Unexpected Benefits and Challenges
Stitch received a good deal of training before we got him and we continued to work with a local trainer afterwards. MJ was very involved, attended all the classes, lead Stitch through most of the exercises and practiced at home. He was proud of his role in the training and he had the opportunity to enjoy satisfaction in his success. This was a huge benefit, and we used it as an opportunity to both celebrate and further develop MJ’s skills.
Stitch is definitely a social bridge for the family. Stitch gets lots of attention in public, especially when we are at an event centered around Autism. When Stitch spent some time with us at the ASA conference in Providence this summer, we rarely walked more than 30 feet without stopping for someone. There have been numerous opportunities in which everyone in the family has shared some extra attention because of Stitch.
While Stitch was very easy to train, he did like to leave the yard and roam the neighborhood. Neither the command “Come” or treats were enough to get him to return. This lead to a lot of frustration and quite a few back yard baths after Stitch rolled around the mud. We had to put up an “invisible fence” to keep him in the yard. MJ watched the training videos did almost all the training himself, under mom’s supervision. Stitch learned very quickly and has only left the yard once since we put up the fence.
I admit to feeling somewhat uncomfortable taking Stitch into public places that do not usually permit dogs. Stitch’s role is very different from that of a dog assisting someone with a physical disability, and it is rarely a necessity to have Stitch along with us. There is no visibile indications to others that the boys need any type of assistance, although Stitch does wear a ‘saddle’ that says “Assistance Dog”. We don’t take Stitch to many public places and when we do, I’m always expecting someone to say, “You can’t bring the dog here.” It’s never happened to me but I’m still not completely comfortable having Stitch with us in some places.
Interstingly, as much as MJ is connected to Stitch, he does not want Stitch to sleep in his room. They cuddle before bedtime but, when it is time to go to sleep, Stitch has to leave. I think that it is completely a sensory issue for MJ. It’s certainly not a problem for us, but it was a surprise the first time MJ wanted Stitch to leave.
The bottom line is that I would do it again in a heartbeat. I did not grow up having dogs as pets, so I’m not necessarily enamored with having a dog as part of the family. Despite this, I recognize that Stitch has been an incredibly positive addition to the family. We are all better for it.
If You’re Thinking About a Dog
We got Stitch through the North Star Foundation. The director, Patty Dobbs Gross, recently wrote a book called The Golden Bridge: A Guide to Assistance Dogs for Children Challenged By Autism or Other Developmental Disabilities. I haven’t read it yet but I’ve been impressed with Patty’s knowledge and approach since I first read her materials. There are links to other organizations that place assistance dogs on the North Star site.

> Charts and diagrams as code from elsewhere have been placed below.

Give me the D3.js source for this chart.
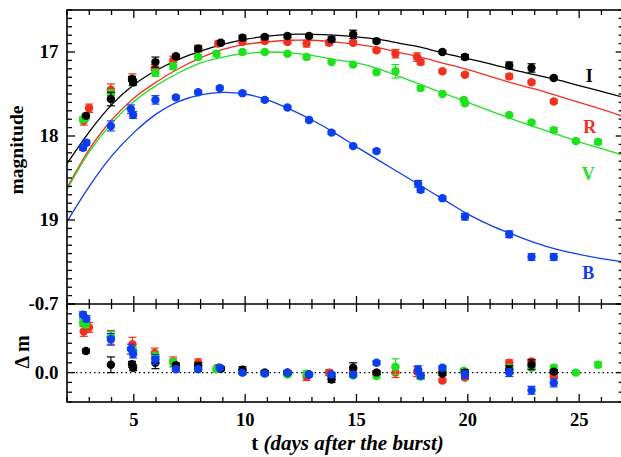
<!DOCTYPE html>
<html><head><meta charset="utf-8">
<script src="https://cdn.jsdelivr.net/npm/d3@7"></script>
<style>
body{margin:0;background:#fff}
svg{display:block}
text{font-family:"Liberation Serif","Times New Roman",serif;font-weight:bold;fill:#000}
</style>
</head><body>
<svg id="c" width="621" height="457"></svg>
<script>
// ---------- data ----------
const bandNames = ["R", "V", "I", "B"];           // draw order
const bandColors = {I: "#000000", R: "#f2301e", V: "#1fe21f", B: "#0b3ef0"};

// Band I (black)
const tI   = [2.85, 3.97, 4.92, 4.97, 5.97, 6.89, 7.89, 8.91, 9.88, 10.88, 11.9, 12.87, 13.88, 14.85, 15.9, 18.86, 19.87, 21.86, 22.86, 23.86];
const magI = [17.76, 17.56, 17.32, 17.36, 17.12, 17.05, 16.96, 16.89, 16.83, 16.82, 16.81, 16.81, 16.85, 16.79, 16.87, 17.00, 17.06, 17.16, 17.19, 17.31];
const errI = [0.02, 0.08, 0.03, 0.03, 0.06, 0.02, 0.03, 0.02, 0.03, 0.02, 0.02, 0.02, 0.03, 0.05, 0.02, 0.02, 0.03, 0.04, 0.05, 0.02];
const resI = [-0.22, -0.08, -0.085, -0.05, -0.10, -0.075, -0.07, -0.04, -0.03, 0.0, 0.0, 0.02, 0.07, -0.05, 0.0, 0.01, 0.0, -0.03, -0.08, -0.01];

// Band R (red)
const tR   = [2.75, 2.99, 3.97, 4.94, 5.94, 6.77, 7.89, 8.79, 9.88, 10.88, 11.9, 12.76, 13.77, 14.85, 15.9, 16.75, 17.72, 17.88, 18.86, 19.87, 21.86, 22.86, 23.86];
const magR = [17.82, 17.67, 17.45, 17.33, 17.20, 17.10, 16.96, 16.90, 16.88, 16.87, 16.88, 16.90, 16.89, 16.89, 16.98, 17.02, 17.06, 17.12, 17.23, 17.27, 17.29, 17.36, 17.59];
const errR = [0.05, 0.05, 0.07, 0.07, 0.05, 0.05, 0.04, 0.03, 0.02, 0.02, 0.02, 0.04, 0.03, 0.02, 0.02, 0.05, 0.05, 0.03, 0.02, 0.02, 0.03, 0.02, 0.02];
const resR = [-0.42, -0.46, -0.36, -0.29, -0.20, -0.11, -0.10, -0.05, -0.01, 0.0, 0.0, 0.04, 0.0, -0.03, 0.0, 0.0, -0.01, 0.03, 0.08, 0.05, -0.10, -0.115, 0.04];

// Band V (green)
const tV   = [2.72, 2.84, 3.97, 4.97, 5.97, 6.77, 7.89, 8.71, 9.88, 10.88, 11.9, 12.76, 13.88, 14.85, 15.9, 16.75, 17.88, 18.86, 19.82, 19.87, 21.86, 22.86, 23.86, 24.85, 25.85];
const magV = [17.80, 17.78, 17.50, 17.36, 17.25, 17.17, 17.06, 17.02, 17.00, 17.00, 17.02, 17.06, 17.12, 17.15, 17.24, 17.23, 17.43, 17.50, 17.57, 17.61, 17.75, 17.84, 17.93, 18.06, 18.07];
const errV = [0.03, 0.03, 0.05, 0.04, 0.04, 0.04, 0.03, 0.03, 0.02, 0.02, 0.02, 0.03, 0.02, 0.02, 0.02, 0.08, 0.03, 0.02, 0.02, 0.02, 0.02, 0.02, 0.03, 0.02, 0.03];
const resV = [-0.51, -0.49, -0.37, -0.22, -0.17, -0.10, -0.07, -0.035, 0.0, 0.0, 0.02, 0.01, 0.03, 0.03, 0.035, -0.06, 0.04, -0.02, -0.02, 0.01, -0.05, -0.05, -0.05, 0.0, -0.08];

// Band B (blue)
const tB   = [2.72, 2.87, 3.97, 4.87, 4.97, 5.97, 6.89, 7.89, 8.86, 9.88, 10.88, 11.9, 12.87, 13.88, 14.85, 15.9, 17.77, 17.88, 18.86, 19.87, 21.86, 22.86, 23.86];
const magB = [18.14, 18.08, 17.88, 17.68, 17.75, 17.57, 17.54, 17.48, 17.43, 17.49, 17.57, 17.66, 17.81, 17.96, 18.12, 18.18, 18.57, 18.64, 18.74, 18.96, 19.17, 19.44, 19.44];
const errB = [0.03, 0.03, 0.06, 0.05, 0.04, 0.05, 0.02, 0.02, 0.02, 0.02, 0.02, 0.02, 0.02, 0.02, 0.02, 0.02, 0.04, 0.03, 0.02, 0.04, 0.04, 0.04, 0.04];
const resB = [-0.59, -0.55, -0.34, -0.24, -0.19, -0.135, -0.035, -0.035, -0.05, 0.0, 0.01, 0.0, 0.02, 0.02, 0.02, -0.10, -0.03, 0.03, -0.05, 0.02, 0.0, 0.18, 0.105];

// Model light curves sampled at these times
const modelT = [2, 3, 4, 5, 6, 7, 8, 9, 10, 11, 12, 13, 14, 15, 16, 17, 18, 19, 20, 21, 22, 23, 24, 25, 26, 27];
const modelI = [18.33, 17.95, 17.63, 17.39, 17.22, 17.09, 16.99, 16.91, 16.85, 16.81, 16.79, 16.79, 16.80, 16.82, 16.85, 16.90, 16.95, 17.02, 17.08, 17.14, 17.21, 17.27, 17.33, 17.40, 17.47, 17.54];
const modelR = [18.62, 18.16, 17.81, 17.55, 17.36, 17.20, 17.07, 16.97, 16.91, 16.88, 16.86, 16.86, 16.88, 16.91, 16.95, 17.01, 17.07, 17.14, 17.21, 17.29, 17.37, 17.44, 17.52, 17.60, 17.68, 17.77];
const modelV = [18.64, 18.19, 17.85, 17.59, 17.40, 17.25, 17.13, 17.06, 17.02, 17.00, 17.01, 17.04, 17.09, 17.13, 17.20, 17.30, 17.40, 17.50, 17.60, 17.70, 17.80, 17.89, 17.98, 18.07, 18.15, 18.23];
const modelB = [19.02, 18.60, 18.24, 17.96, 17.74, 17.59, 17.51, 17.48, 17.50, 17.57, 17.68, 17.81, 17.96, 18.13, 18.29, 18.45, 18.61, 18.77, 18.93, 19.06, 19.17, 19.27, 19.35, 19.41, 19.46, 19.50];

// Band labels inside the plot
const labelT   = {I: 25.45, R: 25.48, V: 25.41, B: 25.41};
const labelMag = {I: 17.353, R: 17.964, V: 18.524, B: 19.70};

// Axis ticks
const xTickLabels = [5, 10, 15, 20, 25];
const yTopTickLabels = [17, 18, 19];
const yBotTickLabels = [-0.7, 0.0];

// ---------- assemble ----------
const bands = {
  I: {t: tI, mag: magI, err: errI, res: resI, model: modelI},
  R: {t: tR, mag: magR, err: errR, res: resR, model: modelR},
  V: {t: tV, mag: magV, err: errV, res: resV, model: modelV},
  B: {t: tB, mag: magB, err: errB, res: resB, model: modelB}
};

const L = 67, Rt = 623.7, top1 = 10, bot1 = 304, bot2 = 402;
const x = d3.scaleLinear().domain([2, 27]).range([L, Rt]);
const yT = d3.scaleLinear().domain([16.5, 20]).range([top1, bot1]);
const yB = d3.scaleLinear().domain([-0.7, 0.3]).range([bot1, bot2]);

const svg = d3.select("#c");
const defs = svg.append("defs");
defs.append("clipPath").attr("id", "clipT").append("rect")
  .attr("x", L).attr("y", top1).attr("width", Rt - L).attr("height", bot1 - top1);
defs.append("clipPath").attr("id", "clipB").append("rect")
  .attr("x", L).attr("y", bot1).attr("width", Rt - L).attr("height", bot2 - bot1);

// model curves
const gT = svg.append("g").attr("clip-path", "url(#clipT)");
["I", "R", "V", "B"].forEach(k => {
  const line = d3.line().x((d, i) => x(modelT[i])).y(d => yT(d)).curve(d3.curveCatmullRom);
  gT.append("path").attr("d", line(bands[k].model))
    .attr("fill", "none").attr("stroke", bandColors[k]).attr("stroke-width", 1.3);
});

// zero line in residual panel
const gB = svg.append("g").attr("clip-path", "url(#clipB)");
gB.append("line").attr("x1", L).attr("x2", Rt).attr("y1", yB(0)).attr("y2", yB(0))
  .attr("stroke", "#000").attr("stroke-width", 1.4).attr("stroke-dasharray", "1.5,3");

function drawPoints(g, yScale, key, valKey) {
  const b = bands[key], col = bandColors[key];
  const data = b.t.map((t, i) => ({t, v: b[valKey][i], e: b.err[i]}));
  const grp = g.append("g");
  const eb = grp.selectAll("g.eb").data(data).join("g").attr("stroke", col).attr("stroke-width", 1.2);
  eb.append("line").attr("x1", d => x(d.t)).attr("x2", d => x(d.t))
    .attr("y1", d => yScale(d.v - d.e)).attr("y2", d => yScale(d.v + d.e));
  eb.append("line").attr("x1", d => x(d.t) - 4).attr("x2", d => x(d.t) + 4)
    .attr("y1", d => yScale(d.v - d.e)).attr("y2", d => yScale(d.v - d.e));
  eb.append("line").attr("x1", d => x(d.t) - 4).attr("x2", d => x(d.t) + 4)
    .attr("y1", d => yScale(d.v + d.e)).attr("y2", d => yScale(d.v + d.e));
  grp.selectAll("circle").data(data).join("circle")
    .attr("cx", d => x(d.t)).attr("cy", d => yScale(d.v)).attr("r", 4.2)
    .attr("fill", col);
}
bandNames.forEach(k => drawPoints(gT, yT, k, "mag"));
bandNames.forEach(k => drawPoints(gB, yB, k, "res"));

// band labels
["I", "R", "V", "B"].forEach(k => {
  svg.append("text").attr("x", x(labelT[k])).attr("y", yT(labelMag[k]))
    .attr("text-anchor", "middle").attr("font-size", 18)
    .style("fill", bandColors[k]).text(k);
});

// ---------- frame & ticks ----------
const ax = svg.append("g").attr("stroke", "#000").attr("fill", "none");
ax.append("rect").attr("x", L).attr("y", top1).attr("width", Rt - L).attr("height", bot2 - top1).attr("stroke-width", 1.6);
ax.append("line").attr("x1", L).attr("x2", Rt).attr("y1", bot1).attr("y2", bot1).attr("stroke-width", 1.6);

const xt = d3.range(2, 28);
function xTicks(yLine, dir) {
  xt.forEach(t => {
    const len = t % 5 === 0 ? 8 : 5;
    ax.append("line").attr("x1", x(t)).attr("x2", x(t)).attr("y1", yLine).attr("y2", yLine + dir * len).attr("stroke-width", 1.3);
  });
}
xTicks(top1, 1); xTicks(bot1, -1); xTicks(bot1, 1); xTicks(bot2, -1);

d3.range(0, 36).forEach(i => {
  const v = 16.5 + i * 0.1;
  const major = Math.abs(v - Math.round(v)) < 1e-6;
  const len = major ? 8 : 5;
  ax.append("line").attr("x1", L).attr("x2", L + len).attr("y1", yT(v)).attr("y2", yT(v)).attr("stroke-width", 1.3);
  ax.append("line").attr("x1", Rt).attr("x2", Rt - len).attr("y1", yT(v)).attr("y2", yT(v)).attr("stroke-width", 1.3);
});
d3.range(0, 11).forEach(i => {
  const v = -0.7 + i * 0.1;
  const major = i === 0 || i === 7;
  const len = major ? 8 : 5;
  ax.append("line").attr("x1", L).attr("x2", L + len).attr("y1", yB(v)).attr("y2", yB(v)).attr("stroke-width", 1.3);
  ax.append("line").attr("x1", Rt).attr("x2", Rt - len).attr("y1", yB(v)).attr("y2", yB(v)).attr("stroke-width", 1.3);
});

// tick labels
svg.selectAll("text.xl").data(xTickLabels).join("text").attr("class", "xl")
  .attr("x", d => x(d)).attr("y", 426).attr("text-anchor", "middle").attr("font-size", 18.5).text(d => d);
svg.selectAll("text.ylt").data(yTopTickLabels).join("text").attr("class", "ylt")
  .attr("x", 58.5).attr("y", d => yT(d) + 6.3).attr("text-anchor", "end").attr("font-size", 19).text(d => d);
svg.selectAll("text.ylb").data(yBotTickLabels).join("text").attr("class", "ylb")
  .attr("x", 58.5).attr("y", d => yB(d) + 6.3).attr("text-anchor", "end").attr("font-size", 19).text(d => d.toFixed(1));

// axis titles
svg.append("text").attr("transform", "translate(22.5,150) rotate(-90)")
  .attr("text-anchor", "middle").attr("font-size", 19.5).text("magnitude");
svg.append("text").attr("transform", "translate(29,352) rotate(-90)")
  .attr("text-anchor", "middle").attr("font-size", 20).text("Δ m");
const xt2 = svg.append("text").attr("x", 347.5).attr("y", 450).attr("text-anchor", "middle").attr("font-size", 21);
xt2.append("tspan").text("t ");
xt2.append("tspan").attr("font-style", "italic").text("(days after the burst)");
</script>
</body></html>
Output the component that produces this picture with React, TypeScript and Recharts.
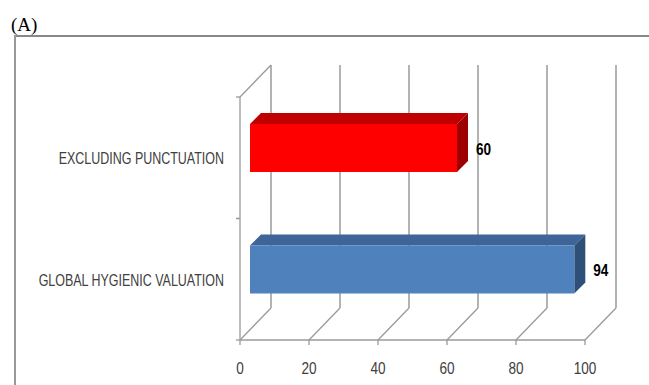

I’ll offer a little advice if your considering a dog. First, breeding is the single most important factor. Patty once said that breeding accounted for about 95% of the important characteristics of the dog. Second, make sure that your expectations for the dog, your capability for training, and the role of organization providing the dog are all in sync. There are a lot of different ideas about what an assistance dog is, how much they are trained, and what their role is. You need to make sure that you have the same expectations as the organization with which you work. It’s not necessarily the crazy idea that I initaly thought it was. Yes dear, you were right!